Procedure: Replace Resistor with Trim POT

Mr. Joseph's article makes reference to IC 14 (APC2020) and a voltage divider on pin 13 which is composed of R118 – 100K and R119 – 22K. R118 was best identified by the silk screen on the bottom of the circuit board in my case, but I verified the circuit with an ohmmeter also. I removed the 100K resistor and found that it was still within tolerance, but replaced it with a 20 turn, 100K trim pot. The trim pot was mounted on end (screw adjust facing up) with RTV. The ideal location was at the edge of the circuit board by the fan connector. This placed it right at the edge of the platform where the main transformer is mounted.
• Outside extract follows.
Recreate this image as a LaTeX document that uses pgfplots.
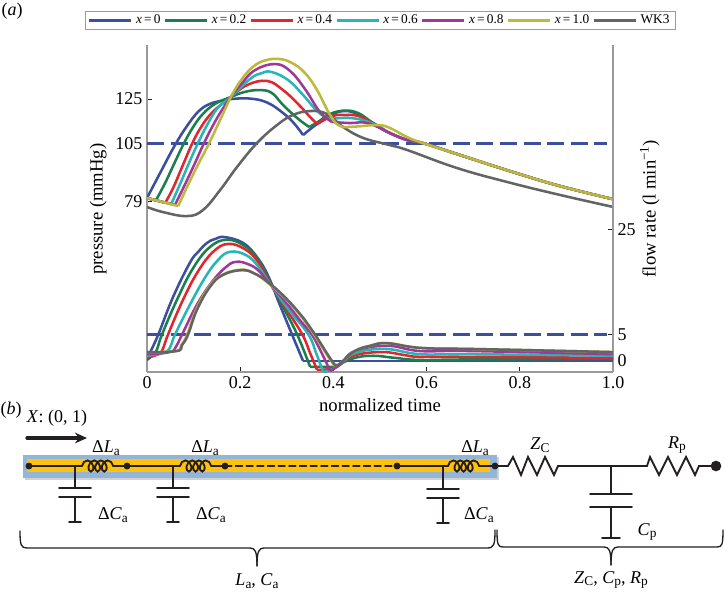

Two short leads from the trim pot went over to the mounting holes where the fixed resistor was located. It is always good practice to tie the wiper of the trim pot to one end of the pot. Another good practice is to label what you have done so that trim pot can be identified a few years later when you have forgotten or somebody else is looking at it.

As a starting point, I set the trim pot to the same value as the fixed resistor it replaced. With my charged "test set" of batteries, I adjusted the float voltage down to 27.4 V. The final trim pot resistance was 98.3k ohm. Later, that voltage can be tweaked with the new batteries installed and charged. The 20 turn trim pot gives the capability to adjust within 0.01 volts, so adjustment is no problem.

This size of UPS is too good and too expensive to be considered a throw-away item. I expect this small modification can give these units several more years of useful service. I hope others can benefit from this improvement as well.